- [PROVIDED ENTRIES]
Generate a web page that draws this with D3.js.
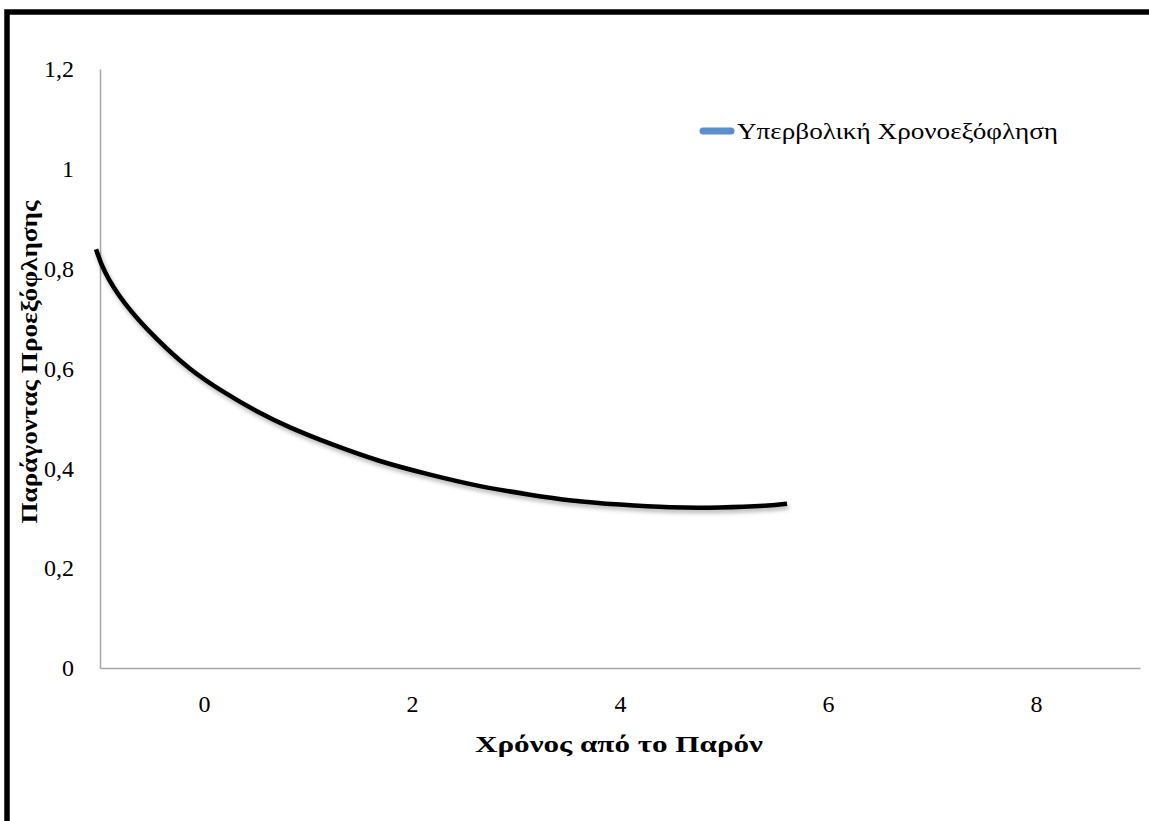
<!DOCTYPE html>
<html><head><meta charset="utf-8">
<script src="https://cdn.jsdelivr.net/npm/d3@7"></script>
<style>html,body{margin:0;padding:0;background:#fff;overflow:hidden}</style>
</head><body>
<script>
const xTicks = [0, 2, 4, 6, 8];
const yTicks = [0, 0.2, 0.4, 0.6, 0.8, 1, 1.2];
const seriesName = "Υπερβολική Χρονοεξόφληση";
const xTitle = "Χρόνος από το Παρόν";
const yTitle = "Παράγοντας Προεξόφλησης";
const tValues = [-1.038, -0.971, -0.779, -0.452, -0.135, 0.183, 0.510, 0.827, 1.212, 1.692, 2.173, 2.654, 3.135, 3.519, 4.0, 4.481, 4.962, 5.442, 5.606];
const dValues = [0.839, 0.797, 0.731, 0.657, 0.597, 0.553, 0.513, 0.481, 0.449, 0.413, 0.387, 0.363, 0.347, 0.335, 0.327, 0.321, 0.321, 0.325, 0.329];

const W = 1149, H = 821;
const svg = d3.select("body").append("svg").attr("width", W).attr("height", H);
const font = "'Liberation Serif','DejaVu Serif',serif";

const defs = svg.append("defs");
const f = defs.append("filter").attr("id","sh").attr("x","-10%").attr("y","-20%").attr("width","120%").attr("height","150%");
f.append("feDropShadow").attr("dx",1.5).attr("dy",3).attr("stdDeviation",2).attr("flood-color","#000").attr("flood-opacity",0.3);

const x = d3.scaleLinear().domain([-1, 9]).range([100, 1140]);
const y = d3.scaleLinear().domain([0, 1.2]).range([668, 69]);

// border
svg.append("rect").attr("x", 7).attr("y", 12).attr("width", W + 20).attr("height", H + 20)
  .attr("fill", "none").attr("stroke", "#000").attr("stroke-width", 5.5);

// axes
const xAxis = svg.append("g").attr("transform", `translate(0,${y(0)})`)
  .call(d3.axisBottom(x).tickValues(xTicks).tickSize(0).tickPadding(27).tickFormat(d3.format("d")));
xAxis.select(".domain").attr("stroke", "#a6a6a6").attr("stroke-width", 1.5);
xAxis.selectAll("text").attr("font-family", font).attr("font-size", 24).attr("fill", "#000");

const yAxis = svg.append("g").attr("transform", `translate(${x(-1)},0)`)
  .call(d3.axisLeft(y).tickValues(yTicks).tickSize(0).tickPadding(26)
    .tickFormat(d => String(d).replace(".", ",")));
yAxis.select(".domain").attr("stroke", "#a6a6a6").attr("stroke-width", 1.5);
yAxis.selectAll("text").attr("font-family", font).attr("font-size", 24).attr("fill", "#000");

// curve
const data = tValues.map((t, i) => [t, dValues[i]]);
svg.append("path").datum(data)
  .attr("d", d3.line().x(d => x(d[0])).y(d => y(d[1])).curve(d3.curveBasis))
  .attr("fill", "none").attr("stroke", "#000").attr("stroke-width", 4.5)
  .attr("filter", "url(#sh)");

// titles
svg.append("text").attr("x", 619).attr("y", 752).attr("text-anchor", "middle")
  .attr("font-family", font).attr("font-weight", "bold").attr("font-size", 24)
  .attr("textLength", 288).attr("lengthAdjust", "spacingAndGlyphs").text(xTitle);
svg.append("text").attr("transform", "translate(37,362) rotate(-90)").attr("text-anchor", "middle")
  .attr("font-family", font).attr("font-weight", "bold").attr("font-size", 24)
  .attr("textLength", 323).attr("lengthAdjust", "spacingAndGlyphs").text(yTitle);

// legend
svg.append("line").attr("x1", 703).attr("x2", 731).attr("y1", 131).attr("y2", 131)
  .attr("stroke", "#5b8fcb").attr("stroke-width", 7).attr("stroke-linecap", "round");
svg.append("text").attr("x", 737).attr("y", 139).attr("font-family", font).attr("font-size", 24)
  .attr("textLength", 321).attr("lengthAdjust", "spacingAndGlyphs").text(seriesName);
</script>
</body></html>
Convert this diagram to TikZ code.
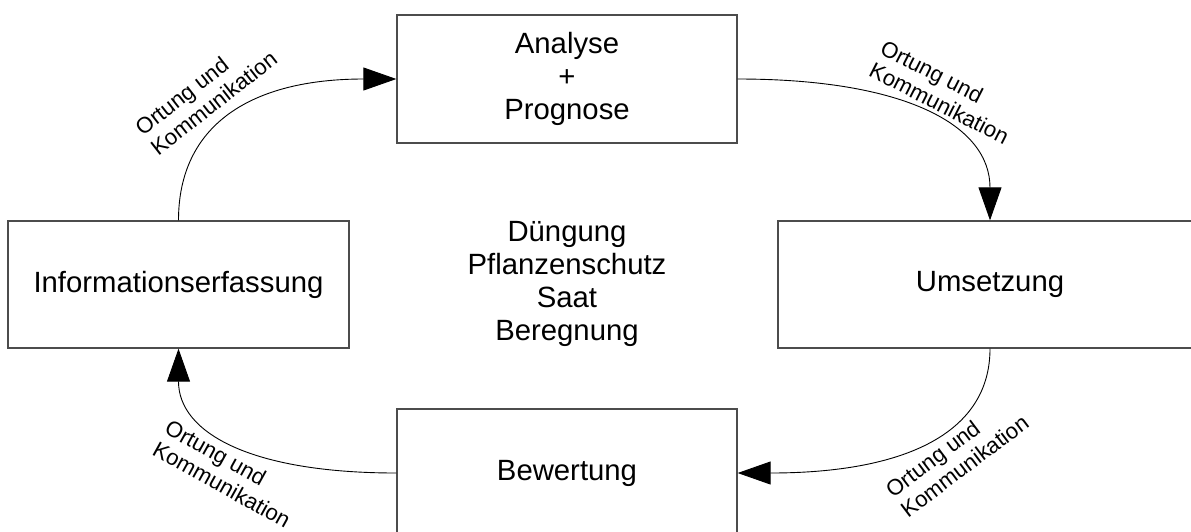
\documentclass[tikz,border=0pt]{standalone}
\usepackage{fontspec}
\setmainfont{Liberation Sans}
\usetikzlibrary{arrows.meta}
\begin{document}
\begin{tikzpicture}[x=1pt,y=-1pt,
  box/.style={draw=black!70,line width=1.3pt,minimum width=340pt,minimum height=128pt,
    inner sep=0pt,align=center,font=\fontsize{29.3}{33.3}\selectfont},
  flow/.style={line width=0.9pt,-{Triangle[length=33pt,width=23pt]}},
  lbl/.style={align=left,font=\fontsize{22.2}{25}\selectfont,inner sep=0pt}]
\clip (0,0) rectangle (1191,531);

% process boxes
\node[box] (ana) at (567,79) {Analyse\\+\\Prognose};
\node[box,minimum width=341pt,minimum height=127pt] (info) at (178.5,284.5) {Informationserfassung};
\node[box,minimum width=424pt,minimum height=127pt] (ums) at (990,284.5) {Umsetzung};
\node[box] (bew) at (567,473) {Bewertung};

% measures in the middle
\node[align=center,inner sep=0pt,font=\fontsize{29.3}{33.3}\selectfont] (mid) at (567,284)
  {Düngung\\Pflanzenschutz\\Saat\\Beregnung};

% cycle connectors
\draw[flow] (info.north) .. controls +(0,-95) and +(-146,0) .. (ana.west);
\draw[flow] (ana.east) .. controls +(168,0) and +(0,-95) .. (ums.north);
\draw[flow] (ums.south) .. controls +(0,84) and +(168,0) .. (bew.east);
\draw[flow] (bew.west) .. controls +(-146,0) and +(0,84) .. (info.south);

% connector labels
\node[lbl,rotate=38] (l1) at (206,93) {Ortung und\\Kommunikation};
\node[lbl,rotate=-27] (l2) at (945,92) {Ortung und\\Kommunikation};
\node[lbl,rotate=-29] (l3) at (228,474) {Ortung und\\Kommunikation};
\node[lbl,rotate=37] (l4) at (957,456) {Ortung und\\Kommunikation};
\end{tikzpicture}
\end{document}
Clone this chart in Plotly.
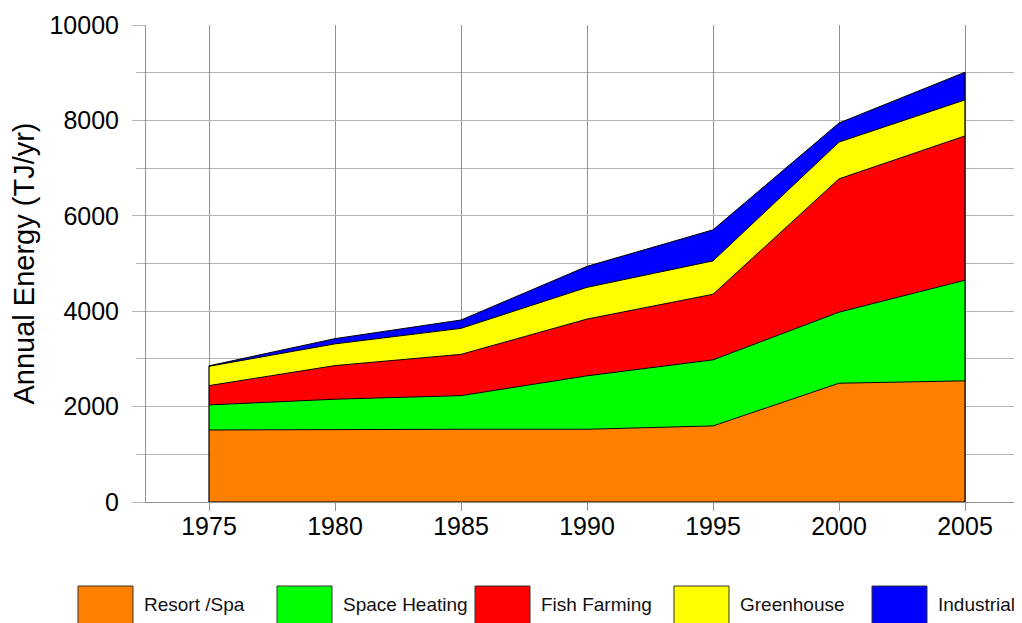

- [EXERCISE REQUIREMENTS] Leaving the pictures aside, transcribe the entire listing exactly.

- [IN RESPONSE]
Generate a web page that draws this with D3.js.
<!DOCTYPE html>
<html><head><meta charset="utf-8">
<script src="https://cdn.jsdelivr.net/npm/d3@7"></script>
<style>html,body{margin:0;padding:0;background:#fff;overflow:hidden}</style>
</head><body>
<script>
const xTicks = [0, 2, 4, 6, 8];
const yTicks = [0, 0.2, 0.4, 0.6, 0.8, 1, 1.2];
const seriesName = "Υπερβολική Χρονοεξόφληση";
const xTitle = "Χρόνος από το Παρόν";
const yTitle = "Παράγοντας Προεξόφλησης";
const tValues = [-1.038, -0.971, -0.779, -0.452, -0.135, 0.183, 0.510, 0.827, 1.212, 1.692, 2.173, 2.654, 3.135, 3.519, 4.0, 4.481, 4.962, 5.442, 5.606];
const dValues = [0.839, 0.797, 0.731, 0.657, 0.597, 0.553, 0.513, 0.481, 0.449, 0.413, 0.387, 0.363, 0.347, 0.335, 0.327, 0.321, 0.321, 0.325, 0.329];

const W = 1149, H = 821;
const svg = d3.select("body").append("svg").attr("width", W).attr("height", H);
const font = "'Liberation Serif','DejaVu Serif',serif";

const defs = svg.append("defs");
const f = defs.append("filter").attr("id","sh").attr("x","-10%").attr("y","-20%").attr("width","120%").attr("height","150%");
f.append("feDropShadow").attr("dx",1.5).attr("dy",3).attr("stdDeviation",2).attr("flood-color","#000").attr("flood-opacity",0.3);

const x = d3.scaleLinear().domain([-1, 9]).range([100, 1140]);
const y = d3.scaleLinear().domain([0, 1.2]).range([668, 69]);

// border
svg.append("rect").attr("x", 7).attr("y", 12).attr("width", W + 20).attr("height", H + 20)
  .attr("fill", "none").attr("stroke", "#000").attr("stroke-width", 5.5);

// axes
const xAxis = svg.append("g").attr("transform", `translate(0,${y(0)})`)
  .call(d3.axisBottom(x).tickValues(xTicks).tickSize(0).tickPadding(27).tickFormat(d3.format("d")));
xAxis.select(".domain").attr("stroke", "#a6a6a6").attr("stroke-width", 1.5);
xAxis.selectAll("text").attr("font-family", font).attr("font-size", 24).attr("fill", "#000");

const yAxis = svg.append("g").attr("transform", `translate(${x(-1)},0)`)
  .call(d3.axisLeft(y).tickValues(yTicks).tickSize(0).tickPadding(26)
    .tickFormat(d => String(d).replace(".", ",")));
yAxis.select(".domain").attr("stroke", "#a6a6a6").attr("stroke-width", 1.5);
yAxis.selectAll("text").attr("font-family", font).attr("font-size", 24).attr("fill", "#000");

// curve
const data = tValues.map((t, i) => [t, dValues[i]]);
svg.append("path").datum(data)
  .attr("d", d3.line().x(d => x(d[0])).y(d => y(d[1])).curve(d3.curveBasis))
  .attr("fill", "none").attr("stroke", "#000").attr("stroke-width", 4.5)
  .attr("filter", "url(#sh)");

// titles
svg.append("text").attr("x", 619).attr("y", 752).attr("text-anchor", "middle")
  .attr("font-family", font).attr("font-weight", "bold").attr("font-size", 24)
  .attr("textLength", 288).attr("lengthAdjust", "spacingAndGlyphs").text(xTitle);
svg.append("text").attr("transform", "translate(37,362) rotate(-90)").attr("text-anchor", "middle")
  .attr("font-family", font).attr("font-weight", "bold").attr("font-size", 24)
  .attr("textLength", 323).attr("lengthAdjust", "spacingAndGlyphs").text(yTitle);

// legend
svg.append("line").attr("x1", 703).attr("x2", 731).attr("y1", 131).attr("y2", 131)
  .attr("stroke", "#5b8fcb").attr("stroke-width", 7).attr("stroke-linecap", "round");
svg.append("text").attr("x", 737).attr("y", 139).attr("font-family", font).attr("font-size", 24)
  .attr("textLength", 321).attr("lengthAdjust", "spacingAndGlyphs").text(seriesName);
</script>
</body></html>
Convert this diagram to TikZ code.
\documentclass[tikz,border=0pt]{standalone}
\usepackage{fontspec}
\setmainfont{Liberation Sans}
\usetikzlibrary{arrows.meta}
\begin{document}
\begin{tikzpicture}[x=1pt,y=-1pt,
  box/.style={draw=black!70,line width=1.3pt,minimum width=340pt,minimum height=128pt,
    inner sep=0pt,align=center,font=\fontsize{29.3}{33.3}\selectfont},
  flow/.style={line width=0.9pt,-{Triangle[length=33pt,width=23pt]}},
  lbl/.style={align=left,font=\fontsize{22.2}{25}\selectfont,inner sep=0pt}]
\clip (0,0) rectangle (1191,531);

% process boxes
\node[box] (ana) at (567,79) {Analyse\\+\\Prognose};
\node[box,minimum width=341pt,minimum height=127pt] (info) at (178.5,284.5) {Informationserfassung};
\node[box,minimum width=424pt,minimum height=127pt] (ums) at (990,284.5) {Umsetzung};
\node[box] (bew) at (567,473) {Bewertung};

% measures in the middle
\node[align=center,inner sep=0pt,font=\fontsize{29.3}{33.3}\selectfont] (mid) at (567,284)
  {Düngung\\Pflanzenschutz\\Saat\\Beregnung};

% cycle connectors
\draw[flow] (info.north) .. controls +(0,-95) and +(-146,0) .. (ana.west);
\draw[flow] (ana.east) .. controls +(168,0) and +(0,-95) .. (ums.north);
\draw[flow] (ums.south) .. controls +(0,84) and +(168,0) .. (bew.east);
\draw[flow] (bew.west) .. controls +(-146,0) and +(0,84) .. (info.south);

% connector labels
\node[lbl,rotate=38] (l1) at (206,93) {Ortung und\\Kommunikation};
\node[lbl,rotate=-27] (l2) at (945,92) {Ortung und\\Kommunikation};
\node[lbl,rotate=-29] (l3) at (228,474) {Ortung und\\Kommunikation};
\node[lbl,rotate=37] (l4) at (957,456) {Ortung und\\Kommunikation};
\end{tikzpicture}
\end{document}
Clone this chart in Plotly.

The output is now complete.